Ternyata Jepang Sudah Warning Upah RI Bikin Pusing Perusahaan

Jakarta, CNBC Indonesia - Persoalan upah buruh ternyata jadi persoalan terbesar yang menghambat iklim usaha di Indonesia. Hal ini terungkap dari survei organisasi perdagangan luar negeri Jepang atau Japan External Trade Organization (Jetro) tahun 2019 yang dirilis pada Februari 2020 lalu, yang dikutip dari dokumen Apindo, Jumat (16/10).
Dalam hasil survei itu, masalah manajemen perusahaan di Indonesia masih didominasi oleh kenaikan upah pekerja sebesar (84%). Selanjutnya disusul oleh pengadaan bahan baku lokal dan komponen yang sulit (59,4%) dan beban perpajakan (seperti PPh Badan, pajak transfer pricing, dll) (55,9%).

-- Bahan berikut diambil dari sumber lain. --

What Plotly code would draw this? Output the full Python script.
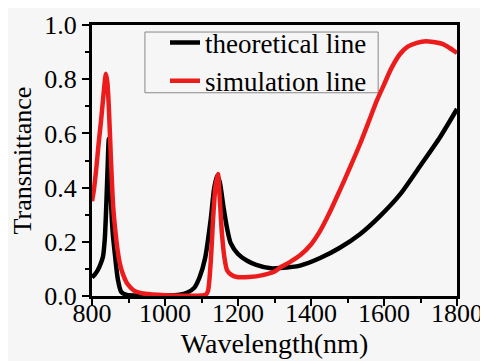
import plotly.graph_objects as go

# Theoretical line (black)
theory_x = [800, 808, 816, 824, 830, 835, 839, 843, 846, 849, 852, 857, 863, 871, 880, 895,
            920, 1000, 1040, 1060, 1080, 1095, 1110, 1125, 1135, 1143, 1150, 1160, 1170, 1180,
            1200, 1225, 1250, 1290, 1315, 1370, 1425, 1479, 1534, 1589, 1644, 1699, 1753, 1800]
theory_y = [0.068, 0.08, 0.096, 0.12, 0.145, 0.21, 0.33, 0.48, 0.58, 0.50, 0.35, 0.23, 0.15,
            0.06, 0.015, 0.004, 0.002, 0.002, 0.005, 0.012, 0.03, 0.07, 0.14, 0.28, 0.40, 0.445,
            0.42, 0.33, 0.25, 0.195, 0.155, 0.13, 0.115, 0.102, 0.103, 0.112, 0.14, 0.178, 0.228,
            0.295, 0.375, 0.48, 0.585, 0.69]

# Simulation line (red)
sim_x = [800, 805, 811, 818, 825, 832, 838, 842, 846, 852, 858, 864, 870, 877, 885, 897,
         915, 945, 1000, 1100, 1112, 1118, 1125, 1132, 1138, 1145, 1150, 1156, 1163, 1170, 1180,
         1197, 1230, 1268, 1300, 1315, 1342, 1370, 1400, 1425, 1450, 1479, 1507, 1534, 1560,
         1580, 1600, 1620, 1644, 1665, 1690, 1715, 1735, 1760, 1780, 1800]
sim_y = [0.35, 0.39, 0.46, 0.56, 0.65, 0.75, 0.82, 0.79, 0.70, 0.50, 0.33, 0.24, 0.17, 0.115,
         0.08, 0.045, 0.02, 0.008, 0.003, 0.002, 0.005, 0.02, 0.12, 0.29, 0.40, 0.45, 0.36,
         0.23, 0.14, 0.095, 0.08, 0.07, 0.07, 0.077, 0.09, 0.105, 0.125, 0.15, 0.19, 0.24, 0.305,
         0.39, 0.475, 0.56, 0.65, 0.72, 0.78, 0.84, 0.893, 0.92, 0.934, 0.94, 0.937, 0.93, 0.915,
         0.897]

FONT = "Liberation Serif"

fig = go.Figure()
fig.add_trace(go.Scatter(x=theory_x, y=theory_y, mode="lines", name="theoretical line",
                         line=dict(color="#000000", width=4.5, shape="spline", smoothing=0.7)))
fig.add_trace(go.Scatter(x=sim_x, y=sim_y, mode="lines", name="simulation line",
                         line=dict(color="#ec1c1c", width=4.5, shape="spline", smoothing=0.7)))

axis_common = dict(showgrid=False, zeroline=False, showline=True, linecolor="black",
                   linewidth=3, mirror=True, ticks="outside", ticklen=7, tickwidth=2,
                   tickcolor="black", automargin=False,
                   tickfont=dict(family=FONT, size=26, color="black"))

fig.update_xaxes(range=[800, 1800], dtick=200, tick0=800, ticklabelstandoff=-15,
                 minor=dict(dtick=100, ticks="outside", ticklen=4, tickwidth=2, tickcolor="black"),
                 title=dict(text="Wavelength(nm)", font=dict(family=FONT, size=28, color="black"),
                            standoff=2),
                 **axis_common)
fig.update_yaxes(range=[0, 1], dtick=0.2, tick0=0, tickformat=".1f",
                 minor=dict(dtick=0.1, ticks="outside", ticklen=4, tickwidth=2, tickcolor="black"),
                 title=dict(text="Transmittance", font=dict(family=FONT, size=26, color="black"),
                            standoff=9),
                 **axis_common)

# legend frame
fig.add_shape(type="rect", xref="paper", yref="paper", x0=0.145, x1=0.784, y0=0.75, y1=0.974,
              line=dict(color="#888888", width=1), fillcolor="rgba(0,0,0,0)", layer="below")

fig.update_layout(
    width=480, height=353,
    margin=dict(l=84, r=31, t=16, b=65),
    paper_bgcolor="#f6f6f6", plot_bgcolor="#f6f6f6",
    font=dict(family=FONT, color="black"),
    legend=dict(x=0.2, y=1.02, xanchor="left", yanchor="top",
                bgcolor="rgba(0,0,0,0)", borderwidth=0,
                font=dict(family=FONT, size=27, color="black"),
                tracegroupgap=0, itemwidth=30),
    showlegend=True,
)

fig.write_html("out.html")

Jika dibandingkan dengan negara lain, Indonesia menempati posisi tertinggi di antara negara responden dalam masalah kenaikan upah pekerja. Negara lain yang punya masalah serupa di bawah Indonesia yakni Kamboja (75,7%) dan Tiongkok (73,7%).
Adapun mengenai masalah pengadaan bahan baku lokal dan komponen yang sulit, Indonesia (59,4%) menempati urutan kelima besar setelah Bangladesh (70,8%), Laos (70,6%), Kamboja (70,3%), dan Myanmar (65,4%).
Dalam masalah beban perpajakan, Indonesia menempati posisi tertinggi di antara negara responden sebesar 55,9%. Selanjutnya disusul oleh Pakistan (46,2%) dan Filipina (43,8%).
Sederet persoalan tersebut berdampak pada rendahnya tingkat kepuasan terhadap upah minimum dibandingkan produktivitas pekerja. Thailand dan Vietnam masing-masing mencapai 80,1 dan 80,0, sedangkan di Indonesia hanya 74,4, yang berada pada urutan ketiga terendah di kawasan ASEAN dalam produktivitas dibandingkan upah.
Dalam hal produktivitas, dari pertanyaan mengenai kelayakan upah minimum yang ditetapkan oleh pemerintah di tiap negara dan kawasan, persentase negara yang paling banyak menjawab "layak dan sesuai" adalah Filipina (74,2%), Laos (66,7%), dan Myanmar (60,9%). Negara-negara ini memiliki bisnis yang berkembang di industri pengolahan untuk tujuan ekspor, yang memanfaatkan biaya tenaga kerja yang relatif rendah sehingga berada pada posisi tertinggi.
Sementara itu, persentase perusahaan di Indonesia yang menjawab "tidak layak dan sesuai" dan "tidak tahu" mencapai 76,2%. Ini merupakan nilai tertinggi jika dibandingkan negara lain.
Meski begitu, keuntungan terbesar dalam iklim investasi di Indonesia masih berupa skala pasar/potensi pertumbuhan pasar, sedangkan risikonya masih berupa lonjakan biaya tenaga kerja.
Keuntungan dalam iklim investasi di Indonesia yang masih tetap tertinggi adalah skala pasar potensial yang mencapai 83,4%. Angka ini tertinggi kedua setelah India (90,7%) di antara negara ASEAN, Asia Barat, dan Oseania.